La previsione di cui all'art. 7 rimarrebbe integra in base all'art. 15, comma 17, della legge n. 515 del 1993, mentre per tutti gli altri casi di uso non consentito di propaganda elettorale (stampati, giornali murali, manifesti, mezzi luminosi, striscioni, drappi, volantini) vi è ora, in luogo della reclusione fino a un anno e della multa da lire 100.000 a lire 1.000.000, l'unica sanzione pecuniaria, di natura amministrativa, oscillante da lire 200.000 a lire 2.000.000.
In tale contesto di complessiva decriminalizzazione, è rimasta in vigore - per una probabile dimenticanza del legislatore - la previsione della sanzione penale.

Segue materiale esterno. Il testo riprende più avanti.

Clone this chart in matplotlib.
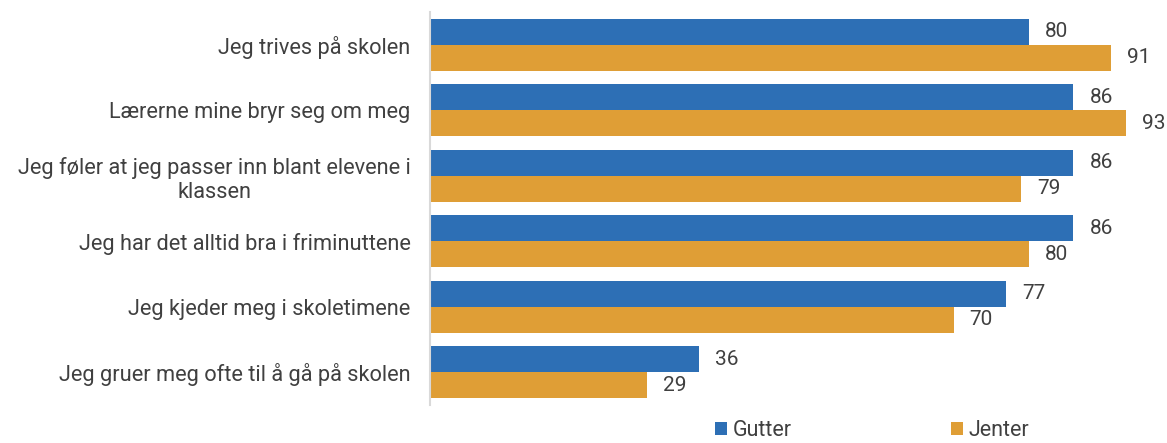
import matplotlib
matplotlib.use("Agg")
import matplotlib.pyplot as plt
import numpy as np

plt.rcParams['font.family'] = ['Roboto', 'DejaVu Sans']

categories = [
    "Jeg trives på skolen",
    "Lærerne mine bryr seg om meg",
    "Jeg føler at jeg passer inn blant elevene i\nklassen",
    "Jeg har det alltid bra i friminuttene",
    "Jeg kjeder meg i skoletimene",
    "Jeg gruer meg ofte til å gå på skolen",
]
gutter = [80, 86, 86, 86, 77, 36]
jenter = [91, 93, 79, 80, 70, 29]
series_names = ["Gutter", "Jenter"]

blue = "#2D6FB5"
orange = "#DF9E36"
text_color = "#404040"

fig = plt.figure(figsize=(11.67, 4.43), dpi=100)
ax = fig.add_axes([430/1167, 1-405/443, 737/1167, 393/443])

y = np.arange(len(categories))
h = 0.397
b1 = ax.barh(y - h/2, gutter, height=h, color=blue, label=series_names[0])
b2 = ax.barh(y + h/2, jenter, height=h, color=orange, label=series_names[1])

for bars, vals in ((b1, gutter), (b2, jenter)):
    for bar, v in zip(bars, vals):
        ax.annotate(f"{v}", (bar.get_width(), bar.get_y() + bar.get_height()/2),
                    xytext=(11.5, 0), textcoords="offset points",
                    ha="left", va="center", fontsize=15, color=text_color)

ax.set_xlim(0, 98.5)
ax.set_ylim(5.5, -0.5)
ax.set_yticks(y)
ax.set_yticklabels(categories, fontsize=15.7, color=text_color, multialignment="center")
ax.tick_params(axis="y", length=0, pad=14)
ax.set_xticks([])
for s in ["top", "right", "bottom"]:
    ax.spines[s].set_visible(False)
ax.spines["left"].set_color("#d9d9d9")
ax.spines["left"].set_linewidth(1.5)

leg = fig.legend(handles=[b1, b2], labels=series_names, loc="center",
                 bbox_to_anchor=(872/1167, 1-431/443), ncol=2, frameon=False,
                 fontsize=15.5, handlelength=0.55, handleheight=0.55, handletextpad=0.25,
                 columnspacing=7.4, labelcolor=text_color, borderpad=0.1)

fig.savefig("out.png", dpi=100)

Questa Corte ritiene, invero, che non si può intraprendere una iniziativa di decriminalizzazione - che presenta carattere omogeneo nelle previsioni, nel bene tutelato e nelle sanzioni irrogabili - senza completarne in modo coerente le statuizioni, pena l'arbitrarietà di quelle non uniformi. La disposizione denunciata va quindi dichiarata illegittima per contrasto con i principi di ragionevolezza, e di razionalità della legislazione, desumibili dall'art. 3 della Costituzione.
PER QUESTI MOTIVI
LA CORTE COSTITUZIONALE
dichiara l'illegittimità costituzionale dell'art. 15, comma 17, della legge 10 dicembre 1993, n. 515 (Disciplina delle campagne elettorali per l'elezione alla Camera dei deputati e al Senato della Repubblica) nella parte in cui punisce il fatto previsto dall'art. 7 della legge 24 aprile 1975, n. 130 (Modifiche alla disciplina della propaganda elettorale ed alle norme per la presentazione delle candidature e delle liste dei candidati nonché dei contrassegni nelle elezioni politiche, regionali, provinciali e comunali) con la pena dell'arresto fino a sei mesi e dell'ammenda da lire 100.000 a lire 1.000.000 anziché con la sanzione amministrativa pecuniaria da lire 200.000 a lire 2.000.000.
Così deciso in Roma, nella sede della Corte costituzionale, Palazzo della Consulta, il 21 febbraio 1996.
Mauro FERRI, Presidente
Francesco GUIZZI, Redattore
Depositata in cancelleria il 27 febbraio 1996.